Only one in 10 of the world’s electric utility companies are prioritising investment in clean renewable energy over growing their capacity of fossil fuel power plants, according to research from the University of Oxford.
The study of more than 3,000 utilities found most remain heavily invested in fossil fuels despite international efforts to reduce greenhouse gas emissions, and some are actively expanding their portfolio of polluting power plants.
The majority of the utility companies, many of which are state owned, have made little change to their generation portfolio in recent years.
Only 10% of the companies in the study, published in the research journal Nature Energy, are expanding their renewable energy capacity at a faster rate than their gas- or coal-fired capacity.

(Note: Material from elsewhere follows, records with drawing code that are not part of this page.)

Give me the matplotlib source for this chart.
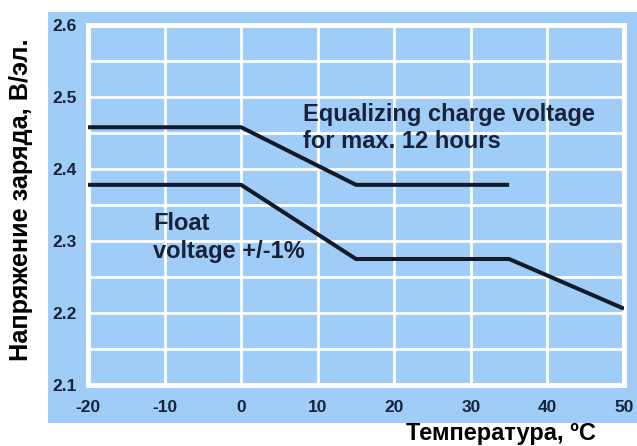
import matplotlib
matplotlib.use("Agg")
import matplotlib.pyplot as plt
from matplotlib.patches import Rectangle

# Data
eq_temp = [-20, 0, 15, 35]
eq_volt = [2.458, 2.458, 2.378, 2.378]
fl_temp = [-20, 0, 15, 35, 50]
fl_volt = [2.378, 2.378, 2.275, 2.275, 2.206]
x_ticks = [-20, -10, 0, 10, 20, 30, 40, 50]
y_ticks = [2.1, 2.2, 2.3, 2.4, 2.5, 2.6]
y_grid = [2.15, 2.25, 2.35, 2.45, 2.55]

W, H = 637, 446
BLUE = "#9fcdf8"
NAVY = "#18223a"
plt.rcParams['font.family'] = ['Liberation Sans', 'DejaVu Sans']

fig = plt.figure(figsize=(W / 100, H / 100), dpi=100)
fig.patch.set_facecolor("white")
bg = Rectangle((48 / W, (H - 423) / H), (W - 48) / W, (423 - 12) / H,
               transform=fig.transFigure, facecolor=BLUE,
               edgecolor="none", zorder=-10)
fig.patches.append(bg)

ax = fig.add_axes([88 / W, (H - 385) / H, (624 - 88) / W, (385 - 25) / H])
ax.set_zorder(1)
ax.set_facecolor(BLUE)
ax.set_xlim(-20, 50)
ax.set_ylim(2.1, 2.6)

for x in x_ticks[1:-1]:
    ax.axvline(x, color="white", lw=2, zorder=1)
for y in y_ticks[1:-1] + y_grid:
    ax.axhline(y, color="white", lw=2, zorder=1)
for s in ax.spines.values():
    s.set_color("white")
    s.set_linewidth(3.5)

ax.plot(eq_temp, eq_volt, color="#141b28", lw=2.9, zorder=3, solid_capstyle="butt")
ax.plot(fl_temp, fl_volt, color="#141b28", lw=2.9, zorder=3, solid_capstyle="butt")

ax.set_xticks(x_ticks)
ax.set_xticklabels([str(t) for t in x_ticks])
ax.set_yticks(y_ticks)
ax.set_yticklabels([f"{t:.1f}" for t in y_ticks])
ax.tick_params(length=0, labelsize=12.5, labelcolor=NAVY)
for lab in ax.get_xticklabels() + ax.get_yticklabels():
    lab.set_fontweight("bold")
ax.tick_params(axis="x", pad=11)
ax.tick_params(axis="y", pad=8)

ax.text(8.1, 2.457, "Equalizing charge voltage\nfor max. 12 hours",
        fontsize=17, fontweight="bold", color=NAVY, va="center", ha="left",
        linespacing=1.27, zorder=4)
ax.text(-11.5, 2.305, "Float\nvoltage +/-1%",
        fontsize=17, fontweight="bold", color=NAVY, va="center", ha="left",
        linespacing=1.27, zorder=4)

fig.text(21 / W, 1 - 200 / H, "Напряжение заряда, В/эл.", rotation=90,
         fontsize=18.2, fontweight="bold", color="black", ha="center", va="center")
fig.text(501 / W, 1 - 440 / H, "Температура, ºC",
         fontsize=17, fontweight="bold", color="black", ha="center", va="baseline")

fig.savefig("out.png", dpi=100, facecolor="white")
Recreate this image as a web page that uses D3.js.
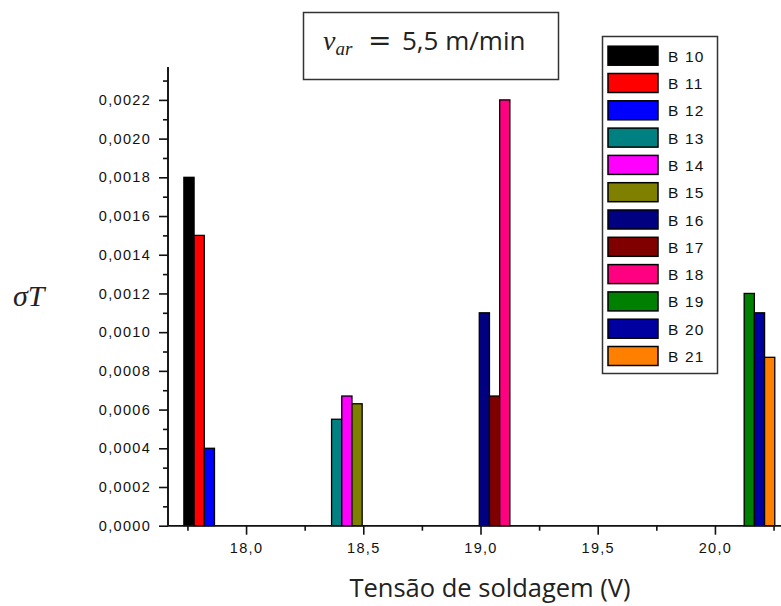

The report found 10% of utilities were favouring growth in gas-fired power plants. This cluster is dominated by US utilities, eager to take advantage of the country’s shale gas reserves, followed by Russia and Germany.
Only 2% of utilities are actively growing their coal-fired power capacity ahead of renewables or gas. This cluster is dominated by Chinese utilities – which alone contributed more than 60% of coal-focused companies – followed by India and Vietnam.
The report found the majority of companies prioritising renewable energy were clustered in Europe. Many of the industry’s biggest players are investing in low-carbon energy and green technologies to replace their ageing fossil fuel power plants.